Em menor escala, o Brasil é destino de homens, mulheres e crianças, provenientes da Bolívia, do Paraguai, do Peru e da China, para trabalho escravo em confecções de roupas e tecelagens clandestinas em grandes centros metropolitanos, principalmente em São Paulo. Algumas dessas fábricas clandestinas são subcontratadas por grandes empresas, várias delas internacionais. O problema veio à luz, recentemente, com o assassinato do garoto Brayan, filho de imigrantes bolivianos que trabalhavam em SP.
O Ministério do Trabalho publica uma “lista suja” na qual divulga os nomes de pessoas físicas e jurídicas identificadas pelo governo como responsáveis por trabalho escravo e que estão sujeitas a penalidades civis.

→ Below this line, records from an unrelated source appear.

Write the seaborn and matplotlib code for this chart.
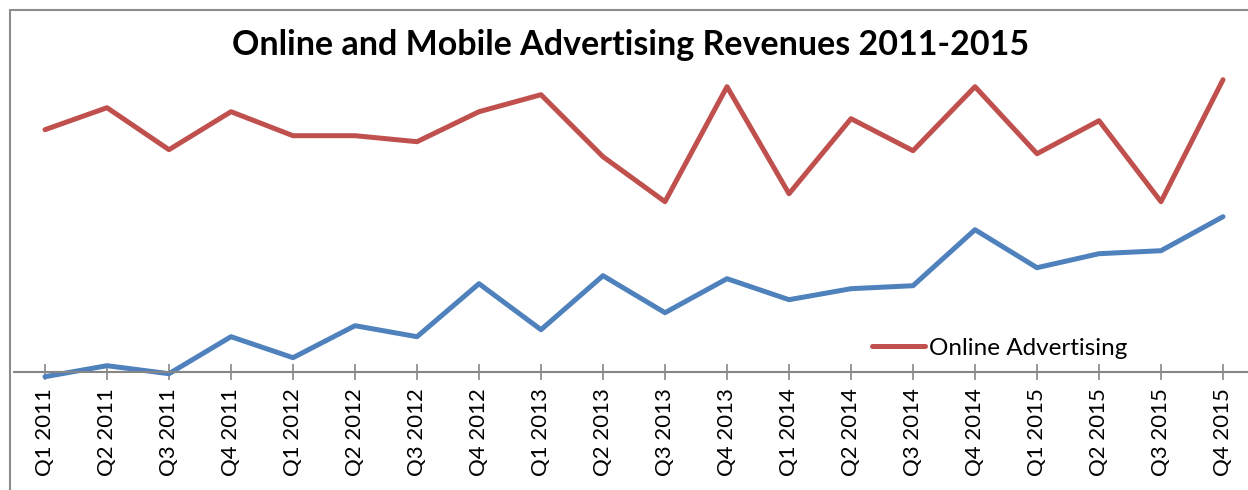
import pandas as pd
import seaborn as sns
import matplotlib.pyplot as plt
from matplotlib.lines import Line2D
from matplotlib.patches import Rectangle

quarters = ['Q1 2011', 'Q2 2011', 'Q3 2011', 'Q4 2011',
            'Q1 2012', 'Q2 2012', 'Q3 2012', 'Q4 2012',
            'Q1 2013', 'Q2 2013', 'Q3 2013', 'Q4 2013',
            'Q1 2014', 'Q2 2014', 'Q3 2014', 'Q4 2014',
            'Q1 2015', 'Q2 2015', 'Q3 2015', 'Q4 2015']
online = [24.2, 26.4, 22.2, 26.0, 23.6, 23.6, 23.0, 26.0, 27.7, 21.5,
          17.0, 28.5, 17.8, 25.3, 22.1, 28.5, 21.8, 25.1, 17.0, 29.2]
mobile = [-0.5, 0.6, -0.2, 3.5, 1.4, 4.6, 3.5, 8.8, 4.2, 9.6,
          5.9, 9.3, 7.2, 8.3, 8.6, 14.2, 10.4, 11.8, 12.1, 15.5]

red = '#C0504D'
blue = '#4F81BD'
grey = '#868686'

sns.set_theme(style='white')
plt.rcParams['font.family'] = ['Lato', 'DejaVu Sans']
plt.rcParams['text.color'] = 'black'

df = pd.DataFrame({'pos': range(len(quarters)),
                   'Online Advertising': online,
                   'Mobile Advertising': mobile})
df = df.melt(id_vars='pos', var_name='series', value_name='revenue')

W, H = 1248, 490
fig = plt.figure(figsize=(W / 100, H / 100), dpi=100)
ax = fig.add_axes([14 / W, 1 - 392 / H, 1240 / W, 340 / H])

sns.lineplot(data=df, x='pos', y='revenue', hue='series',
             palette={'Online Advertising': red, 'Mobile Advertising': blue},
             linewidth=3.6, legend=False, ax=ax)

ax.set_xlim(-0.5, 19.5)
ax.set_ylim(-2.03, 31.97)
for s in ['left', 'top', 'right']:
    ax.spines[s].set_visible(False)
ax.spines['bottom'].set_position(('data', 0))
ax.spines['bottom'].set_color(grey)
ax.spines['bottom'].set_linewidth(1.5)
ax.set_yticks([])
ax.set_xticks(range(len(quarters)))
ax.set_xticklabels(quarters, rotation=90, fontsize=16, color='black')
ax.tick_params(axis='x', direction='inout', length=12, width=1.2,
               color=grey, pad=6, bottom=True)
ax.set_xlabel('')
ax.set_ylabel('')
ax.patch.set_alpha(0)

fig.patches.append(Rectangle((10 / W, -0.2), 2, 1 - 10 / H + 0.2,
                             transform=fig.transFigure, fill=False,
                             edgecolor='#8c8c8c', linewidth=1.5))

fig.text(631 / W, 1 - 45 / H, 'Online and Mobile Advertising Revenues 2011-2015',
         ha='center', va='center', fontsize=24.5, fontweight='bold',
         color='black')

handle = Line2D([], [], color=red, linewidth=3.6, solid_capstyle='round')
fig.legend([handle], ['Online Advertising'], loc='center left',
           bbox_to_anchor=(872 / W, 1 - 348 / H), frameon=False,
           fontsize=17.5, handlelength=2.2, handletextpad=0.15,
           borderpad=0, borderaxespad=0, labelcolor='black')

fig.savefig('out.png', dpi=100)
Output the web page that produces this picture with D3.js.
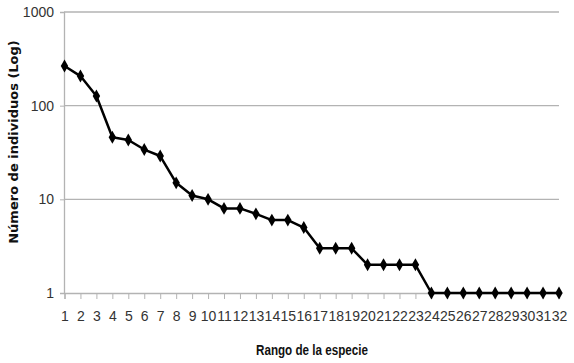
<!DOCTYPE html>
<html>
<head>
<meta charset="utf-8">
<script src="https://cdn.jsdelivr.net/npm/d3@7"></script>
<style>
  body { margin: 0; background: #fff; }
  .tick text { font-family: "Liberation Sans Narrow", "Liberation Sans", sans-serif; }
</style>
</head>
<body>
<div id="chart"></div>
<script>
var ranks = d3.range(1, 33);
var counts = [265, 207, 127, 46, 43, 34, 29, 15, 11, 10, 8, 8, 7, 6, 6, 5,
              3, 3, 3, 2, 2, 2, 2, 1, 1, 1, 1, 1, 1, 1, 1, 1];
var yTicks = [1, 10, 100, 1000];

var w = 574, h = 363;
var svg = d3.select("#chart").append("svg").attr("width", w).attr("height", h);

var x = d3.scaleLinear().domain([1, 32]).range([64.5, 559]);
var y = d3.scaleLog().domain([1, 1000]).range([293, 12]);

// gridlines
svg.append("g").selectAll("line")
  .data(yTicks.slice(1))
  .enter().append("line")
  .attr("x1", 64).attr("x2", 559)
  .attr("y1", function(d) { return y(d); })
  .attr("y2", function(d) { return y(d); })
  .attr("stroke", "#b3b3b3").attr("stroke-width", 1.3);

// y axis
var yAxis = d3.axisLeft(y).tickValues(yTicks).tickFormat(d3.format("d")).tickSize(4).tickPadding(6);
var gy = svg.append("g").attr("transform", "translate(64,0)").call(yAxis);
gy.select(".domain").attr("stroke", "#b3b3b3").attr("stroke-width", 1.3);
gy.selectAll(".tick line").attr("stroke", "#b3b3b3");
gy.selectAll(".tick text").attr("font-size", "14px").attr("fill", "#333");

// x axis
var xAxis = d3.axisBottom(x).tickValues(ranks).tickFormat(d3.format("d")).tickSize(6).tickPadding(12);
var gx = svg.append("g").attr("transform", "translate(0,293)").call(xAxis);
gx.select(".domain").attr("stroke", "#b3b3b3").attr("stroke-width", 1.3);
gx.selectAll(".tick line").attr("stroke", "#b3b3b3");
gx.selectAll(".tick text").attr("font-size", "14px").attr("fill", "#333");

// line
var line = d3.line()
  .x(function(d, i) { return x(ranks[i]); })
  .y(function(d) { return y(d); });
svg.append("path").datum(counts)
  .attr("d", line)
  .attr("fill", "none").attr("stroke", "#000").attr("stroke-width", 2.5)
  .attr("stroke-linejoin", "round");

// diamond markers
var diamond = d3.symbol().type(d3.symbolDiamond).size(48);
svg.append("g").selectAll("path")
  .data(counts)
  .enter().append("path")
  .attr("d", diamond)
  .attr("transform", function(d, i) { return "translate(" + x(ranks[i]) + "," + y(d) + ")"; })
  .attr("fill", "#000");

// titles
svg.append("text")
  .attr("x", 312).attr("y", 355)
  .attr("text-anchor", "middle")
  .attr("font-family", "Liberation Sans Narrow, Liberation Sans, sans-serif")
  .attr("font-weight", "bold").attr("font-size", "14px")
  .attr("textLength", 112).attr("lengthAdjust", "spacingAndGlyphs")
  .attr("fill", "#111")
  .text("Rango de la especie");

svg.append("text")
  .attr("transform", "translate(18,142) rotate(-90)")
  .attr("text-anchor", "middle")
  .attr("font-family", "DejaVu Sans, sans-serif")
  .attr("font-weight", "bold").attr("font-size", "13px")
  .attr("fill", "#111")
  .text("Número de individuos (Log)");
</script>
</body>
</html>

Embora algumas ONGs, uma organização internacional e o Ministério do Trabalho citem a “lista suja” como ferramenta eficaz contra o trabalho escravo, estudo constatou que muitas empresas da lista não sofreram processos criminais.
Como vemos, “o homem do saco” continua ativo e presente em pleno terceiro milênio, convivendo com a tecnologia moderna e até se servindo dela para fazer o “seu surrão” cantar. Ou seja, teremos, no ano que vem um tema difícil de ser abordado, em especial no ambiente escolar, mas que faz parte de um cenário global e local diante do qual não podemos nos calar e omitir, até porque, neste cenário, nosso país ocupa lugar de infeliz destaque.